Звонок показался Аграновичу глупым, и он решил подшутить над заказчиками. Когда они позвонили на следующий день, он продиктовал:
Выигрыш — время! Товарищи, верьте: На «ТУ-104» взлетев в небеса, Расстояние в тридцать лет до смерти Вы покроете за два часа.Естественно, заказчики негодовали. Какой тут юмор.
Они были людьми серьезными. Непроходимо, непробиваемо серьезными. В этом я тогда же мог убедиться, полетев в командировку на новеньком «ТУ-104». В кармашке на спинке кресла лежал роскошно изданный рекламный буклет. Там говорилось, что в 1935 году в Советском Союзе был построен самый большой в мире восьмимоторный самолет «АНТ-20» «Максим Горький».
Неплохая реклама, особенно для находящихся в воздухе пассажиров. Авторам буклета не пришло в голову, что гигант «Максим Горький» во время демонстрационного полета, который готовился с большой помпой, потерпел катастрофу, летевший рядом с ним для сравнения небольшой самолет, проделывая фигуру высшего пилотажа, столкнулся с ним. Погибли все. Больше таких самолетов не строили…
Но хватит о рекламе. Я хочу рассказать о другом.
Я хорошо знал двух человек, которые должны были лететь на «Максиме Горьком», но так случилось, что не полетели, и остались в живых.

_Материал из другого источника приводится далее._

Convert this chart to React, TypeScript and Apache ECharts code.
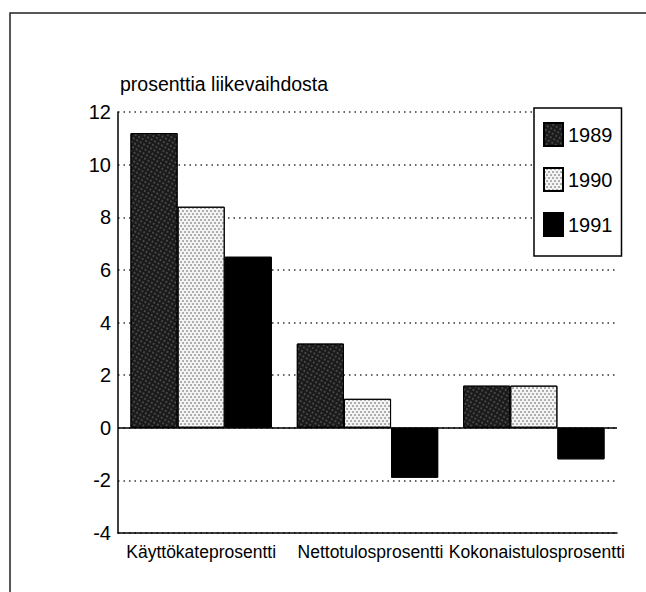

Работавшая много лет секретарем Константина Симонова Нина Павловна Гордон (в то время еще Прокофьева) как-то к слову рассказала мне свою историю. Она работала тогда секретарем Михаила Кольцова, он был инициатором создания агитэскадрильи, флагманом которой должен был стать «Максим Горький». Как и Симонов, Кольцов очень хорошо относился к Нине Павловне, высоко ценил ее безотказную работу. Билеты на этот полет были признанием заслуг, почетной премией, ценным подарком. Но в субботу за день до полета Нину Павловну свалила жестокая ангина с высокой температурой. Она все-таки рвалась поехать на аэродром, но мать ее не пустила. Редкое везение — как говорится, родилась в рубашке.